Gli esempi si potrebbero moltiplicare. Non è difficile immaginare la crescente frustrazione, ma anche la determinazione a lavorare in attesa di essere assunti per molte ore. Ma forse il padrone aveva anche particolarmente bisogno di nuove forze proprio nell’ultima ora, quando i lavoratori che erano già all’opera si stavano indebolendo e, nel frattempo, lo sforzo doveva essere intensificato proprio nel momento finale. Le aspettative umane si incontrano e si incrociano continuamente. Hanno bisogno l’una dell’altra. È così che si crea la comprensione e la sintonia che mancava alla fine della nostra parabola evangelica. Se rimaniamo solo all’interno del cerchio delle nostre aspettative, come quei braccianti assunti all’inizio della giornata, potremmo non vedere, non capire il significato delle aspettative del padrone della vigna. E non si tratterebbe solo di rispettare la volontà dell’ospite, cioè di rispettare la sua decisione – dopo tutto, ha una prospettiva diversa e vede di più. Inoltre, si tratta, sorprendentemente, di essere buoni alla fine di questa parabola. Sembra infatti che il padrone della vigna abbia compreso a fondo le aspettative dei mercenari. Non si trattava quindi solo di portare a termine il lavoro, ma di dare soddisfazione e gioia alla gente, proprio soddisfacendo al massimo le loro aspettative. È significativo che nella filosofia manageriale di oggi si parli molto della priorità del fattore umano nell’economia: se le persone non si sentono sicure e quindi non sono adeguatamente motivate, non faranno bene il loro lavoro.
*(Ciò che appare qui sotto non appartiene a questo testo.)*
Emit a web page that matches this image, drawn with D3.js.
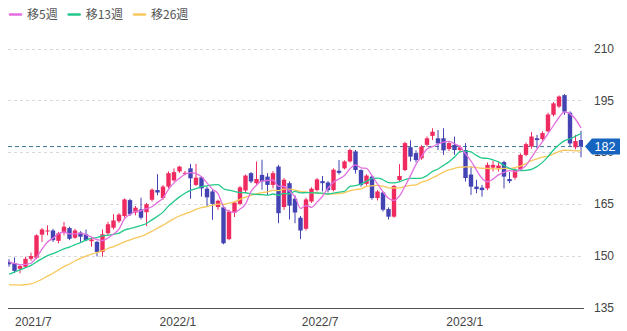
<!DOCTYPE html>
<html>
<head>
<meta charset="utf-8">
<script src="https://cdn.jsdelivr.net/npm/d3@7"></script>
<style>
  html, body { margin: 0; padding: 0; background: #fff; }
  svg { display: block; font-family: "Liberation Sans", Arial, "Noto Sans CJK JP", sans-serif; }
</style>
</head>
<body>
<svg id="chart" width="627" height="331"></svg>
<script>
// Weekly candles, first week starting Monday 2021-05-31
const firstWeek = new Date(2021, 4, 31);

const open = [148.2,147.8,146.2,146.8,149.1,149.4,156.1,157.0,157.3,154.3,
  156.7,158.0,155.2,156.7,156.2,154.2,154.0,151.1,156.5,158.1,
  160.0,161.5,166.1,162.5,163.4,162.6,166.2,169.0,166.7,170.0,
  171.8,174.4,173.7,175.3,170.5,172.7,169.4,168.6,164.1,164.0,
  154.8,162.5,165.0,168.9,173.9,171.0,173.4,172.9,170.5,175.8,
  164.1,171.0,166.5,161.0,157.8,165.7,169.0,171.6,171.2,169.0,
  174.6,175.3,177.3,180.2,174.8,170.8,172.9,166.7,168.3,163.5,
  161.3,171.9,174.8,181.4,179.7,178.2,182.1,184.7,184.0,184.0,
  180.9,182.1,180.6,180.6,173.5,170.0,169.7,169.5,175.5,175.3,
  177.1,172.2,172.6,175.0,179.2,181.6,184.0,183.8,186.0,190.8,
  193.2,196.5,191.4,181.4,183.5];

const high = [149.0,149.5,147.5,149.7,150.9,156.2,158.0,158.8,157.8,156.9,
  159.8,158.4,157.8,157.1,157.6,155.5,154.3,157.6,159.8,162.0,
  162.3,166.6,166.5,164.4,166.8,165.3,169.5,173.6,170.5,174.4,
  175.3,176.0,174.5,176.6,176.6,173.0,170.0,169.0,166.2,164.5,
  163.3,165.8,170.2,173.5,174.2,177.3,177.8,173.9,174.5,176.3,
  172.5,171.5,167.5,161.5,166.8,169.8,172.5,173.1,171.6,175.3,
  177.7,177.6,181.0,180.6,175.0,173.6,173.2,169.0,168.6,164.0,
  170.5,176.5,183.0,183.4,180.5,182.0,184.5,186.9,186.4,186.9,
  183.2,184.5,182.0,182.6,175.8,172.0,170.5,177.0,177.5,177.0,
  177.5,174.2,175.3,179.6,182.8,185.8,185.0,186.0,191.4,194.5,
  196.4,196.8,191.8,185.0,186.2];

const low = [146.8,145.0,144.9,146.5,148.5,149.0,154.0,155.9,154.0,153.6,
  155.9,154.5,154.9,154.0,154.2,152.6,149.8,149.7,155.9,157.6,
  159.5,161.0,161.5,161.7,160.5,158.6,165.7,167.5,166.2,169.5,
  171.5,174.0,173.3,166.5,170.2,167.1,164.4,160.4,163.3,153.3,
  154.5,161.2,164.6,168.3,171.0,170.5,169.1,167.6,169.5,159.4,
  163.3,160.5,159.4,154.8,157.3,165.3,168.6,168.6,168.3,168.6,
  173.5,175.0,177.0,173.8,170.0,170.3,166.2,166.0,162.8,160.5,
  161.0,171.5,174.5,177.3,177.0,177.8,181.6,183.5,180.6,179.2,
  180.3,179.2,179.8,171.5,167.6,168.1,167.1,169.0,174.4,174.4,
  169.5,171.0,172.0,174.8,178.8,181.0,181.1,183.3,185.8,190.3,
  192.8,190.8,181.6,180.8,178.5];

const close = [147.5,145.6,147.0,149.1,149.9,155.9,157.6,157.3,154.5,156.5,
  158.4,154.9,157.3,155.5,154.5,154.7,151.1,156.2,159.1,160.2,
  161.9,166.3,162.0,163.9,161.0,164.9,169.1,168.3,170.0,173.9,
  174.2,175.8,174.0,172.4,172.6,169.5,166.9,165.0,165.9,153.6,
  162.8,165.4,169.8,173.2,171.5,172.2,171.5,170.5,173.9,162.3,
  172.0,164.5,162.5,157.3,166.3,169.4,172.1,171.0,169.0,174.9,
  174.0,177.3,180.6,174.8,170.5,173.2,166.7,168.6,163.3,161.3,
  170.2,173.1,182.6,178.7,177.7,181.6,184.0,185.9,182.5,180.5,
  182.6,180.6,181.4,172.5,170.0,169.3,169.0,176.3,176.3,176.1,
  172.9,171.6,174.8,179.2,182.3,184.5,183.5,185.5,190.9,194.1,
  196.1,191.7,182.5,183.2,181.6];

// Closes of the 25 weeks before the first candle (feed the moving averages only)
const priorCloses = [147.0,148.2,146.0,144.8,
  140.5,137.2,134.0,132.5,131.8,133.6,135.2,134.5,136.0,
  137.5,139.0,140.6,141.2,
  143.0,145.2,146.0,146.8,
  147.8,149.0,148.5,148.2];

const maPeriods = [5, 13, 26];
const maNames = ["移5週", "移13週", "移26週"];
const maColors = ["#e46fe0", "#22c98a", "#f7c85c"];

const yTicks = [135, 150, 165, 180, 195, 210];

const upColor = "#ef2a5e";
const downColor = "#4343b4";

// ---- layout ----
const W = 627, H = 331;
const plotLeft = 8, plotRight = 583;
const svg = d3.select("#chart");

const dates = close.map((_, i) => d3.timeWeek.offset(firstWeek, i));
const x = d3.scaleTime()
  .domain([dates[0], dates[dates.length - 1]])
  .range([9, 581]);
const y = d3.scaleLinear().domain([135, 210]).range([307.5, 48.5]);

// grid lines
svg.append("g").selectAll("line")
  .data(yTicks.filter(t => t > 135))
  .join("line")
  .attr("x1", plotLeft).attr("x2", 582)
  .attr("y1", d => Math.round(y(d)) + 0.5).attr("y2", d => Math.round(y(d)) + 0.5)
  .attr("stroke", "#d9d9d9").attr("stroke-dasharray", "3,3");

// baseline
svg.append("line")
  .attr("x1", plotLeft).attr("x2", 584)
  .attr("y1", Math.round(y(135)) + 0.5).attr("y2", Math.round(y(135)) + 0.5)
  .attr("stroke", "#555");

// y labels
svg.append("g").selectAll("text")
  .data(yTicks)
  .join("text")
  .attr("x", 594)
  .attr("y", d => y(d))
  .attr("dy", "0.35em")
  .attr("font-size", 12)
  .attr("fill", "#444")
  .text(d => d);

// x labels (half-yearly)
const xTicks = x.ticks(d3.timeMonth.every(6));
svg.append("g").selectAll("text")
  .data(xTicks)
  .join("text")
  .attr("x", d => x(d))
  .attr("y", 325.5)
  .attr("text-anchor", "middle")
  .attr("font-size", 12)
  .attr("fill", "#444")
  .text(d => d3.timeFormat("%Y/%-m")(d));

// plot clip
svg.append("clipPath").attr("id", "plotClip")
  .append("rect").attr("x", plotLeft).attr("y", 30).attr("width", plotRight - plotLeft).attr("height", 280);

const plot = svg.append("g").attr("clip-path", "url(#plotClip)");

// last-price line
const last = close[close.length - 1];
plot.append("line")
  .attr("x1", plotLeft).attr("x2", plotRight)
  .attr("y1", y(last)).attr("y2", y(last))
  .attr("stroke", "#3a7895").attr("stroke-width", 1)
  .attr("stroke-dasharray", "4,3");

// candles
const candles = close.map((c, i) => ({
  date: dates[i], o: open[i], h: high[i], l: low[i], c: c
}));
const bodyW = 4.4;

const cg = plot.append("g").selectAll("g")
  .data(candles)
  .join("g")
  .attr("fill", d => d.c >= d.o ? upColor : downColor)
  .attr("stroke", d => d.c >= d.o ? upColor : downColor);

cg.append("line")
  .attr("x1", d => x(d.date)).attr("x2", d => x(d.date))
  .attr("y1", d => y(d.h)).attr("y2", d => y(d.l))
  .attr("stroke-width", 1);

cg.append("rect")
  .attr("stroke", "none")
  .attr("x", d => x(d.date) - bodyW / 2)
  .attr("width", bodyW)
  .attr("y", d => y(Math.max(d.o, d.c)))
  .attr("height", d => Math.max(1, Math.abs(y(d.o) - y(d.c))));

// moving averages
const allCloses = priorCloses.concat(close);
function sma(n) {
  return close.map((_, i) => {
    const end = priorCloses.length + i + 1;
    return d3.mean(allCloses.slice(end - n, end));
  });
}
const line = d3.line()
  .x((d, i) => x(dates[i]))
  .y(d => y(d))
  .curve(d3.curveMonotoneX);

[2, 1, 0].forEach(k => {
  plot.append("path")
    .datum(sma(maPeriods[k]))
    .attr("fill", "none")
    .attr("stroke", maColors[k])
    .attr("stroke-width", 1.3)
    .attr("d", line);
});

// last-price tag
const ty = y(last);
svg.append("path")
  .attr("d", `M585,${ty} L592,${ty - 8} L620,${ty - 8} L620,${ty + 8} L592,${ty + 8} Z`)
  .attr("fill", "#1565c0");
svg.append("text")
  .attr("x", 605).attr("y", ty).attr("dy", "0.36em")
  .attr("text-anchor", "middle")
  .attr("font-size", 12.5)
  .attr("fill", "#fff")
  .text(d3.format(".0f")(last));

// legend
const legend = svg.append("g").attr("font-family", "'Noto Sans CJK JP', sans-serif");
let lx = 10;
maNames.forEach((name, k) => {
  legend.append("line")
    .attr("x1", lx).attr("x2", lx + 11)
    .attr("y1", 14.5).attr("y2", 14.5)
    .attr("stroke", maColors[k]).attr("stroke-width", 2.6)
    .attr("stroke-linecap", "round");
  const t = legend.append("text")
    .attr("x", lx + 17).attr("y", 19)
    .attr("font-size", 12)
    .attr("fill", "#555")
    .text(name);
  lx += 17 + t.node().getComputedTextLength() + 11;
});
</script>
</body>
</html>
Esistono, tuttavia, individui invidiosi e frustrati? Certamente… e possono anche sentirsi insoddisfatti. Tuttavia, questo è il loro problema. Si sono chiusi nelle loro aspettative. Le hanno rese un assoluto. Ecco la lezione di questa parabola e il potere dell’aspettativa: più diventa uno spazio di preoccupazione comune e condiviso, più ci sarà pace e accordo. E niente mette le ali al mondo come la comprensione condivisa. Con essa, anche i compiti più difficili si realizzano naturalmente.